The new bill also imposes additional restrictions on eligibility, like passing E-Verify, a government-run program built to determine whether job applicants are eligible to work in the United States. Critics say E-Verify is unacceptably error-prone, which can lead citizens or legal immigrants to be mistakenly identified as undocumented immigrants. Only certain kinds of immigrants are currently eligible to receive food stamps, and applicants are already required to verify their immigration status.
A spokesperson for Rep. Dana Rohrabacher, the California Republican who proposed the measure, declined to identify any gaps in the current immigrant screening procedures. “He simply wants to make sure there are no gaps,” he said in an email.
A separate amendment proposed by Michigan Democrat Dan Kildee would increase funding to “food incentive programs,” which reward SNAP recipients with additional subsidies if they spend their food stamps on healthy food. A similar amendment was proposed to the original House farm bill, but was ultimately rejected.

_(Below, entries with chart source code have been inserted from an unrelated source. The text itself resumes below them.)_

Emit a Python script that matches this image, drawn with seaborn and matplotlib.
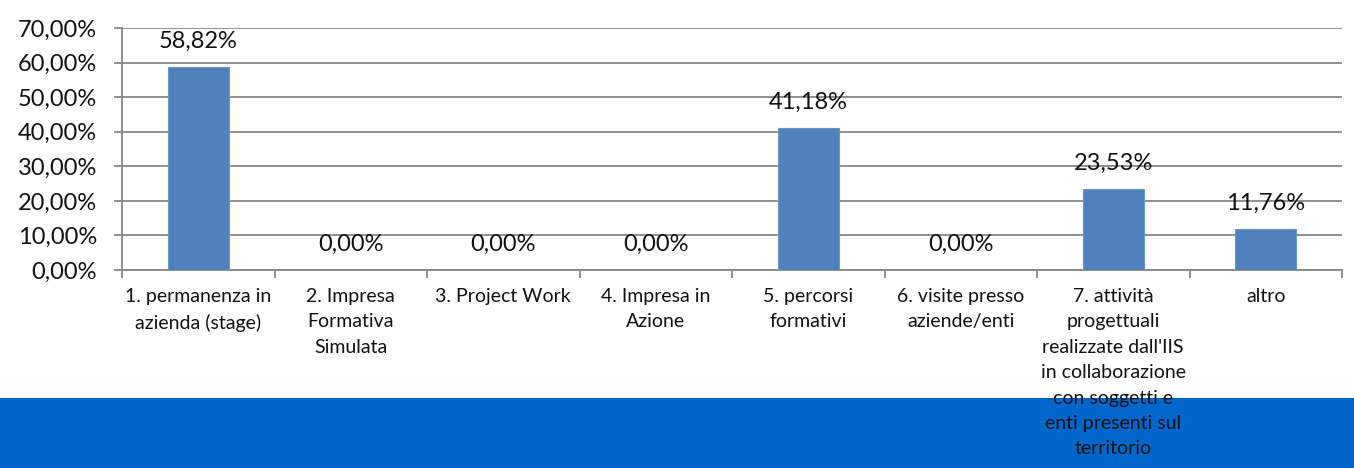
import matplotlib
matplotlib.use("Agg")
import matplotlib.pyplot as plt
import matplotlib.patches as mpatches
from matplotlib.ticker import FuncFormatter, FixedLocator
import seaborn as sns
import pandas as pd

categories = [
    "1. permanenza in\nazienda (stage)",
    "2. Impresa\nFormativa\nSimulata",
    "3. Project Work",
    "4. Impresa in\nAzione",
    "5. percorsi\nformativi",
    "6. visite presso\naziende/enti",
    "7. attività\nprogettuali\nrealizzate dall'IIS\nin collaborazione\ncon soggetti e\nenti presenti sul\nterritorio",
    "altro",
]
percentages = [58.82, 0.00, 0.00, 0.00, 41.18, 0.00, 23.53, 11.76]
y_ticks = [0, 10, 20, 30, 40, 50, 60, 70]

sns.set_theme(style="white")
plt.rcParams["font.family"] = ["Lato", "DejaVu Sans"]

df = pd.DataFrame({"categoria": categories, "valore": percentages})

fig = plt.figure(figsize=(13.54, 4.68), dpi=100)
fig.patch.set_facecolor("white")

# blue footer band across the bottom of the figure, kept behind the axes
fig.patches.append(mpatches.Rectangle((0, 0), 1, 70 / 468, transform=fig.transFigure,
                                      facecolor="#0066CC", edgecolor="none", zorder=-5))

ax = fig.add_axes([122 / 1354, 1 - 270 / 468, (1342 - 122) / 1354, (270 - 28) / 468])
ax.set_zorder(2)
ax.set_facecolor("white")

sns.barplot(data=df, x="categoria", y="valore", color="#4F81BD", width=0.4,
            edgecolor="#6B96C9", linewidth=0.8, saturation=1, ax=ax, zorder=3)

ax.set_ylim(0, 70)
ax.set_xlim(-0.5, len(categories) - 0.5)
ax.yaxis.set_major_locator(FixedLocator(y_ticks))
ax.yaxis.set_major_formatter(FuncFormatter(lambda v, _: f"{v:.2f}%".replace(".", ",")))
ax.grid(axis="y", color="#878787", linewidth=1.3, zorder=0)
ax.set_axisbelow(True)

for side in ["top", "right"]:
    ax.spines[side].set_visible(False)
for side in ["left", "bottom"]:
    ax.spines[side].set_color("#878787")
    ax.spines[side].set_linewidth(1.3)

ax.set_xlabel("")
ax.set_ylabel("")
ax.tick_params(axis="y", which="major", length=6, width=1.3, color="#878787",
               pad=12, labelsize=17, labelcolor="#111111", left=True)
ax.tick_params(axis="x", which="major", length=0, pad=13, labelsize=14, labelcolor="#111111")
ax.set_xticks(range(len(categories)))
ax.set_xticklabels(categories, linespacing=1.6)
ax.xaxis.set_minor_locator(FixedLocator([i - 0.5 for i in range(len(categories) + 1)]))
ax.tick_params(axis="x", which="minor", length=6, width=1.3, color="#878787", bottom=True)

for i, v in enumerate(percentages):
    ax.annotate(f"{v:.2f}%".replace(".", ","), xy=(i, v), xytext=(0, 11),
                textcoords="offset points", ha="center", va="bottom",
                fontsize=17, color="#111111", zorder=5)

fig.savefig("out.png", dpi=100, facecolor="white")
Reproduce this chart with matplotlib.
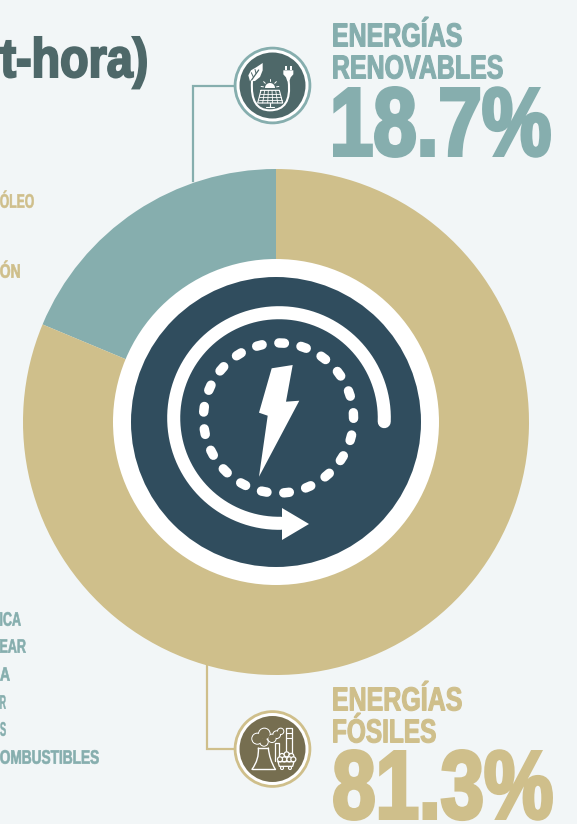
import matplotlib
matplotlib.use("Agg")
import matplotlib.pyplot as plt
import numpy as np
from matplotlib.font_manager import FontProperties
from matplotlib.patches import Circle, Polygon, PathPatch
from matplotlib.path import Path
from matplotlib.patheffects import AbstractPathEffect
from matplotlib.textpath import TextPath
from matplotlib.transforms import Affine2D

W, H = 577, 824
BG = "#f2f6f7"
TEAL = "#86aeae"
SAND = "#cfbf8b"
NAVY = "#304d5e"
SLATE = "#4e6869"
OLIVE = "#766e50"

labels = ["Energías renovables", "Energías fósiles"]
shares = [18.7, 81.3]
share_texts = ["18.7%", "81.3%"]
title_fragment = "t-hora)"
left_sand = ["ÓLEO", "ÓN"]
left_teal = ["ICA", "EAR", "A", "R", "S", "OMBUSTIBLES"]

def Y(y):
    return H - y

class Heavy(AbstractPathEffect):
    """Scale glyphs vertically about the baseline and thicken them (heavy condensed look)."""
    def __init__(self, sy, y0, stroke_px, shift=0):
        super().__init__()
        self.sy, self.y0, self.stroke, self.shift = sy, y0, stroke_px, shift
    def draw_path(self, renderer, gc, tpath, affine, rgbFace=None):
        a = affine + Affine2D().translate(0, -self.y0).scale(1, self.sy).translate(0, self.y0 - self.shift)
        gc0 = renderer.new_gc()
        gc0.copy_properties(gc)
        gc0.set_foreground(rgbFace)
        gc0.set_linewidth(self.stroke*0.72)
        gc0.set_joinstyle("miter")
        renderer.draw_path(gc0, tpath, a, rgbFace)
        gc0.restore()

fig = plt.figure(figsize=(W/100, H/100), dpi=100, facecolor=BG)
ax = fig.add_axes([0, 0, 1, 1])

FONT = FontProperties(family="Liberation Sans", weight="bold")
CAP = 0.688
BOLD = 0.045
def fit(x, base, s, width, cap, color, shift=0):
    """Real text, sized to the measured width, stretched to the measured cap height."""
    unit = TextPath((0, 0), s, size=1, prop=FONT).get_extents()
    em = width / (unit.width + BOLD)
    b = BOLD*em
    y = Y(base) + b/2 + shift
    ax.text(x + b/2 - unit.x0*em, y, s, fontsize=em*0.72, color=color, fontproperties=FONT,
            ha="left", va="baseline", zorder=8,
            path_effects=[Heavy((cap - b)/(CAP*em), y, b, shift)])

# donut
ax.pie(shares, colors=[TEAL, SAND], startangle=90, counterclock=True, center=(276, Y(422)),
       radius=253, wedgeprops=dict(linewidth=0), frame=False)
ax.set_aspect("auto"); ax.set_xlim(0, W); ax.set_ylim(0, H); ax.axis("off")
ax.add_patch(Circle((276, Y(422)), 163, fc="white", ec="none", zorder=3))
ax.add_patch(Circle((276, Y(422)), 145, fc=NAVY, ec="none", zorder=4))

# arrow arc
cx, cy, r = 279, 418, 105.3
a = np.radians(np.linspace(-2, 271, 300))
ax.plot(cx + r*np.cos(a), Y(cy) + r*np.sin(a), color="white", lw=9.4, solid_capstyle="round", zorder=5)
ax.add_patch(Polygon([(282, Y(508)), (309, Y(524)), (282, Y(540))], fc="white", ec="none", zorder=6))
# dashed ring
for k in range(21):
    th = np.radians(2.4 + k*360/21)
    x, y = 278.5 + 75*np.sin(th), Y(418) + 75*np.cos(th)
    dx, dy = np.cos(th)*2.8, -np.sin(th)*2.8
    ax.plot([x-dx, x+dx], [y-dy, y+dy], color="white", lw=6.8, solid_capstyle="round", zorder=5)
# bolt
bolt = [(271.7, 368.3), (292.7, 365), (286, 401.7), (299.3, 400.7), (259, 476.7), (267.7, 415.7), (259, 412.7)]
ax.add_patch(Polygon([(x, Y(y)) for x, y in bolt], fc="white", ec="none", zorder=6))

# connectors
ax.plot([193, 193, 235], [Y(181), Y(86), Y(86)], color=TEAL, lw=1.6, zorder=1, solid_joinstyle="miter")
ax.plot([207, 207, 235], [Y(665), Y(749), Y(749)], color=SAND, lw=1.6, zorder=1, solid_joinstyle="miter")

# badges
def badge(cx, cy, ring, fill):
    ax.add_patch(Circle((cx, Y(cy)), 38.8, fc=ring, ec="none", zorder=3))
    ax.add_patch(Circle((cx, Y(cy)), 36, fc="white", ec="none", zorder=3))
    ax.add_patch(Circle((cx, Y(cy)), 33, fc=fill, ec="none", zorder=3))
badge(272.5, 85.5, TEAL, SLATE)
badge(272.5, 749, SAND, OLIVE)

# icon helpers: coordinates are read in a 3x crop whose corner is (ox, oy)
def icon(ox, oy):
    conv = lambda p: [(ox + x/3, Y(oy + y/3)) for x, y in p]
    def line(p, lw=0.9, color="white"):
        pts = conv(p)
        ax.plot(*zip(*pts), color=color, lw=lw, zorder=6, solid_capstyle="round", solid_joinstyle="round")
    def curve(p, lw=0.9):
        pts = conv(p)
        codes = [Path.MOVETO] + [Path.CURVE3]*(len(pts)-1)
        ax.add_patch(PathPatch(Path(pts, codes), fc="none", ec="white", lw=lw, zorder=6, capstyle="round"))
    def poly(p, fill="white"):
        ax.add_patch(Polygon(conv(p), closed=True, fc=fill, ec="none", zorder=6))
    def disc(x, y, rad, fill="none", lw=0.9, z=6):
        (cx_, cy_), = conv([(x, y)])
        ax.add_patch(Circle((cx_, cy_), rad/3, fc=fill, ec="white" if lw else "none", lw=lw, zorder=z))
    return line, curve, poly, disc

# renewables icon
line, curve, poly, disc = icon(230, 42)
poly([(60, 118), (55, 100), (63, 85), (80, 75), (98, 63), (98, 85), (90, 105), (75, 117)])
line([(62, 118), (86, 84)], 0.9, SLATE)
line([(70, 105), (64, 92)], 0.7, SLATE)
line([(78, 94), (75, 82)], 0.7, SLATE)
curve([(66, 118), (60, 205), (120, 205), (186, 205), (176, 118)], 1.5)
poly([(160, 85), (190, 85), (190, 97), (182, 106), (178, 118), (172, 118), (168, 106), (160, 97)])
poly([(164, 72), (170, 72), (170, 85), (164, 85)])
poly([(180, 72), (186, 72), (186, 85), (180, 85)])
theta = np.radians(np.linspace(0, 180, 20))
poly(list(zip(120 + 15*np.cos(theta), 138 - 15*np.sin(theta))))
for deg in [10, 45, 90, 135, 170]:
    t = np.radians(deg)
    line([(120 + 20*np.cos(t), 138 - 20*np.sin(t)), (120 + 27*np.cos(t), 138 - 27*np.sin(t))], 0.7)
line([(93, 145), (148, 145), (158, 183), (83, 183), (93, 145)], 0.8)
for u in [0.25, 0.5, 0.75]:
    line([(93 - 10*u, 145 + 38*u), (148 + 10*u, 145 + 38*u)], 0.6)
for u in [0.2, 0.4, 0.6, 0.8]:
    line([(93 + 55*u, 145), (83 + 75*u, 183)], 0.6)
line([(120, 183), (120, 194)], 0.8)
line([(108, 195), (132, 195)], 0.8)

# fossil icon
line, curve, poly, disc = icon(230, 706)
line([(85, 126), (115, 126)], 1.0)
curve([(85, 126), (88, 160), (66, 190)], 1.0)
curve([(115, 126), (118, 160), (136, 190)], 1.0)
line([(66, 190), (136, 190)], 1.0)
cloud = [(82, 98, 16), (103, 84, 17), (126, 97, 12), (140, 86, 11), (152, 76, 9), (102, 108, 12)]
for x, y, rad in cloud:
    disc(x, y, rad, fill="none", lw=1.0)
for x, y, rad in cloud:
    disc(x, y, rad - 1, fill=OLIVE, lw=0, z=6.1)
line([(135, 112), (148, 112), (148, 150)], 0.9)
line([(135, 112), (135, 165)], 0.9)
line([(168, 66), (186, 66), (186, 142), (168, 142), (168, 66)], 0.9)
line([(168, 82), (186, 82)], 0.8)
line([(168, 96), (186, 96)], 0.8)
coal = [(156, 150), (170, 145), (184, 150), (163, 160), (178, 160), (150, 160), (190, 160)]
for x, y in coal:
    disc(x, y, 7.5, fill=OLIVE, lw=0.9)
line([(144, 167), (192, 167), (188, 181), (148, 181), (144, 167)], 0.9)
disc(156, 186, 4.5, fill=OLIVE, lw=0.8)
disc(180, 186, 4.5, fill=OLIVE, lw=0.8)

# big labels
fit(333, 47, "ENERGÍAS", 129, 24, TEAL)
fit(333, 79, "RENOVABLES", 170, 24, TEAL)
fit(333, 157, share_texts[0], 218, 70, TEAL)
fit(333, 711, "ENERGÍAS", 129, 24, SAND)
fit(333, 743, "FÓSILES", 103, 24, SAND)
fit(333, 820, share_texts[1], 220, 70, SAND, shift=14)
fit(0, 78, title_fragment, 147, 40, SLATE)

# side labels cut by the picture's edge
for base, s, w in zip([208, 278], left_sand, [34, 20]):
    fit(0, base, s, w, 14, SAND)
for base, s, w in zip([626, 653, 681, 709, 736, 764], left_teal, [21, 26, 10, 6, 6, 99]):
    fit(0, base, s, w, 14, TEAL)

fig.savefig("out.png", dpi=100, facecolor=BG)
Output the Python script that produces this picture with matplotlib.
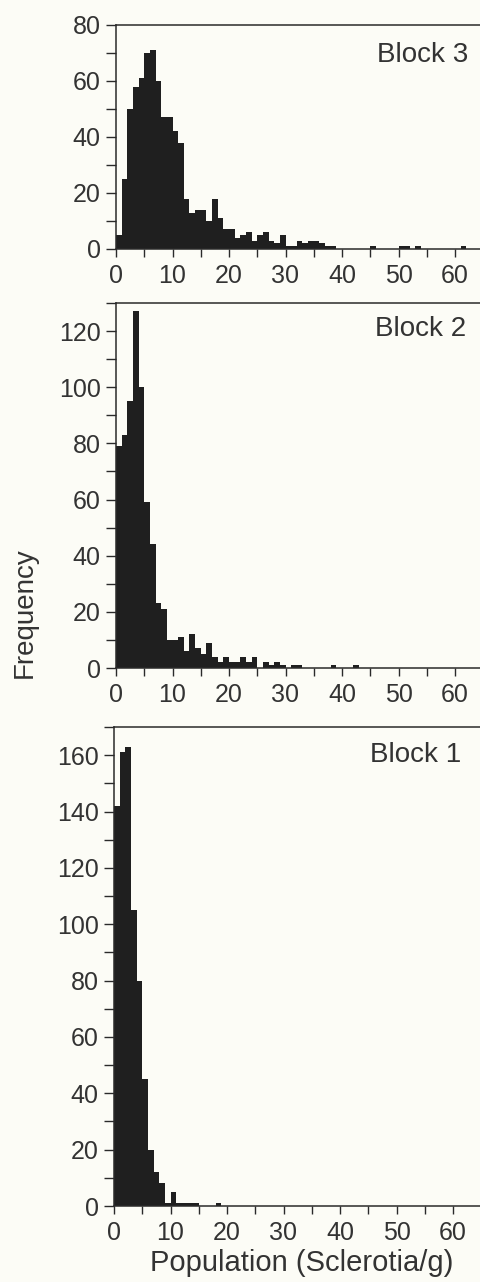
import numpy as np
import matplotlib
matplotlib.use("Agg")
import matplotlib.pyplot as plt
from matplotlib.ticker import MultipleLocator

# counts per 1-unit bin, starting at 0
block3 = [5, 25, 50, 58, 61, 70, 71, 60, 47, 47, 42, 38, 18, 13, 14, 14, 10, 18, 11, 7,
          7, 4, 5, 6, 3, 5, 6, 3, 2, 5, 1, 1, 3, 2, 3, 3, 2, 1, 1, 0,
          0, 0, 0, 0, 0, 1, 0, 0, 0, 0, 1, 1, 0, 1, 0, 0, 0, 0, 0, 0,
          0, 1]
block2 = [79, 83, 95, 127, 100, 59, 44, 23, 21, 10, 10, 11, 6, 12, 7, 5, 9, 4, 2, 4,
          2, 2, 4, 2, 4, 0, 2, 1, 2, 1, 0, 1, 1, 0, 0, 0, 0, 0, 1, 0,
          0, 0, 1]
block1 = [142, 161, 163, 105, 80, 45, 20, 12, 8, 1, 5, 1, 1, 1, 1, 0, 0, 0, 1]

panel_names = ["Block 3", "Block 2", "Block 1"]
panel_counts = [block3, block2, block1]
panel_ymax = [80, 130, 170]
xticks = [0, 10, 20, 30, 40, 50, 60]

W, H = 480, 1282
bg = "#fcfcf6"
ink = "#1f1f1f"
txt = "#333333"
plt.rcParams['font.family'] = ['Liberation Sans', 'DejaVu Sans']

fig = plt.figure(figsize=(W / 100, H / 100), dpi=100, facecolor=bg)

# pixel boxes: left spine x, top y, bottom y
boxes = [(116, 25, 249), (116, 303, 668), (114, 727, 1206)]
label_pos = [(468, 42), (466, 316), (461, 742)]
px_per_unit = 5.65

for name, counts, ymax, (lx, ty, by), (tx, tyy) in zip(panel_names, panel_counts, panel_ymax, boxes, label_pos):
    ax = fig.add_axes([lx / W, 1 - by / H, 1 - lx / W, (by - ty) / H])
    ax.set_facecolor(bg)
    edges = np.arange(len(counts))
    ax.bar(edges, counts, width=1.0, align='edge', color=ink, linewidth=0)
    ax.set_xlim(0, (W - lx) / px_per_unit)
    ax.set_ylim(0, ymax)
    ax.set_xticks(xticks)
    ax.xaxis.set_minor_locator(MultipleLocator(5))
    ax.yaxis.set_major_locator(MultipleLocator(20))
    ax.yaxis.set_minor_locator(MultipleLocator(10))
    ax.spines['right'].set_visible(False)
    for s in ['left', 'top', 'bottom']:
        ax.spines[s].set_linewidth(1.1)
        ax.spines[s].set_color('#2a2a2a')
    ax.tick_params(axis='both', which='both', direction='out', width=1.0, colors='#2a2a2a',
                   labelcolor=txt, labelsize=18)
    ax.tick_params(axis='y', which='both', length=7, pad=4)
    ax.tick_params(axis='x', which='both', length=6, pad=5)
    fig.text(tx / W, 1 - tyy / H, name, ha='right', va='top', fontsize=20, color=txt)

fig.text(25 / W, 1 - 613 / H, "Frequency", rotation=90, ha='center', va='center',
         fontsize=20, color=txt)
fig.text(302 / W, 1 - 1263 / H, "Population (Sclerotia/g)", ha='center', va='center',
         fontsize=21, color=txt)

fig.savefig("out.png", dpi=100, facecolor=bg)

Kildee has also proposed standalone legislation with similar language, called the Local Food for Healthy Families Act.
Kildee has vocally opposed food stamp cuts for months, and he excoriated the Republicans’ latest proposal in a statement.
“SNAP is a vital program that helps to combat hunger and help put food on the table for families who find themselves falling on hard times. Republican desires to dismantle government bit-by-bit and deprive the neediest Americans of a basic necessity—food—have completely derailed the Farm Bill process, hurting family farmers and workers,” he said.